# Hedgie is always sleeping. Help?



## Akrueger (Nov 4, 2013)

So I've had my hedgehog for three weeks now and all he does is sleep. He sleeps during the 12 hr light period and when I take him out at night to hang out with and to socialize with he sleeps. He hates his wheel and I'm pretty sure the only time he's not sleeping is when he's eating and pooping. 
Is this normal? What can I do for him to be awake and actually hang out with me?

Sent from Petguide.com Free App


----------



## MochiAndMe (Jul 13, 2013)

What's his cage temperature?


----------



## Akrueger (Nov 4, 2013)

His cage temp is always at 25c

Sent from Petguide.com Free App


----------



## Akrueger (Nov 4, 2013)

Even when I take him out into another room he sleeps.

Sent from Petguide.com Free App


----------



## Akrueger (Nov 4, 2013)

The other room is about 22c

Sent from Petguide.com Free App


----------



## GoodandPlenty (Feb 4, 2012)

> So I've had my hedgehog for three weeks now and all he does is sleep.


*I've had Sophie for 23 months and she sleeps 20+ hours a day.* Almost all of our 'together time', is with her sleeping inside my shirt, behind my back, and the like. The most that I get to see of her awake is during her three-a-week mini-baths. For some reason - a real surprise for me - she lets me interrupt the bath and pet her for about as long as I want. She's even come 'round to allowing belly rubs. At no other time are these things allowed, and I'm not quite sure how we got this to happen. It was a happy accident as much as anything else.

The wheel situation is unfortunate. Encourage it as best you can. What wheel do you have?


----------



## Tongue_Flicker (Jun 11, 2013)

I'd love to have an excessive sleeping hedgie or two. My hedgies are persistently running and always scheming on how to mess up or escape their bins haha


----------



## Akrueger (Nov 4, 2013)

I have a plastic wheel. The solid ones so his legs won't break. 
I sucks. I wanna hang out with him but he just sleeps

Sent from Petguide.com Free App


----------



## Lilysmommy (Jan 7, 2009)

I'm guessing he's a baby? Babies sleep a LOT - and he may take a while to grow out of it, and he may never grow out of it, like GoodandPlenty said. Lily was like that as well - most of our bonding time consisted of her sleeping on me. Occasionally I could convince her to explore around the living room or my room a bit, but it usually ended quickly, as soon as she found a good sleeping spot. 

Though you can wait and see if he becomes more adventurous when he's a bit older, it sounds like it's most likely a case of accepting your hedgehog's personality. You can try encouraging him to explore things by hiding treats or putting out interesting smells, but there's no guarantee.


----------



## Annie&Tibbers (Apr 16, 2013)

He's got 12 hours light. Does he also get 12 hours real-dark? Or at least dim-when-hanging-out-with-you, then full dark for his private time? My little friend has trained his humans to live in low-light conditions all evening every evening.

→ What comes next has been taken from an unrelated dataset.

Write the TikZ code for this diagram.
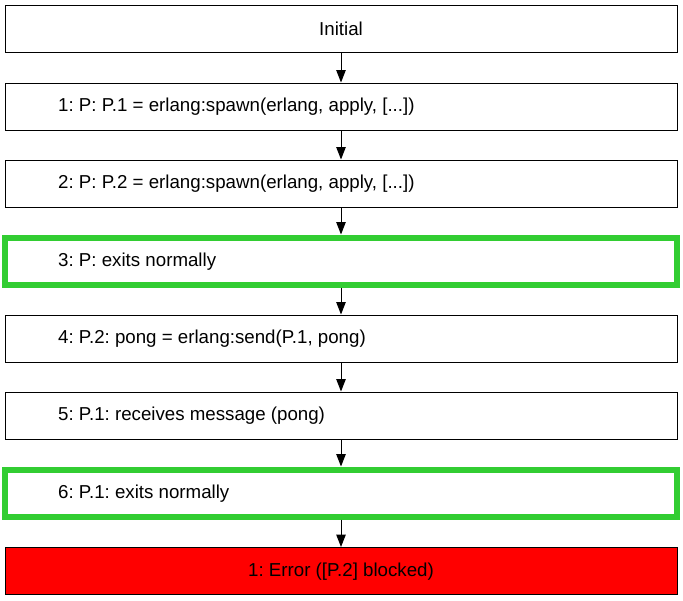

The nice thing about sleepy hedgehogs is that you get to snuggle a lot.


----------



## Akrueger (Nov 4, 2013)

He's 9months old. 
Yes he gets 14 hrs of light actually. I've noticed he's less grumpy(still grumpy tho) when he gets 14 instead of 12. And then he gets about ten hours of dark. Pitch black dark. I've noticed he hates anything with a light on it in his room at the dark time. So I had to tape the computer light.

Sent from Petguide.com Free App


----------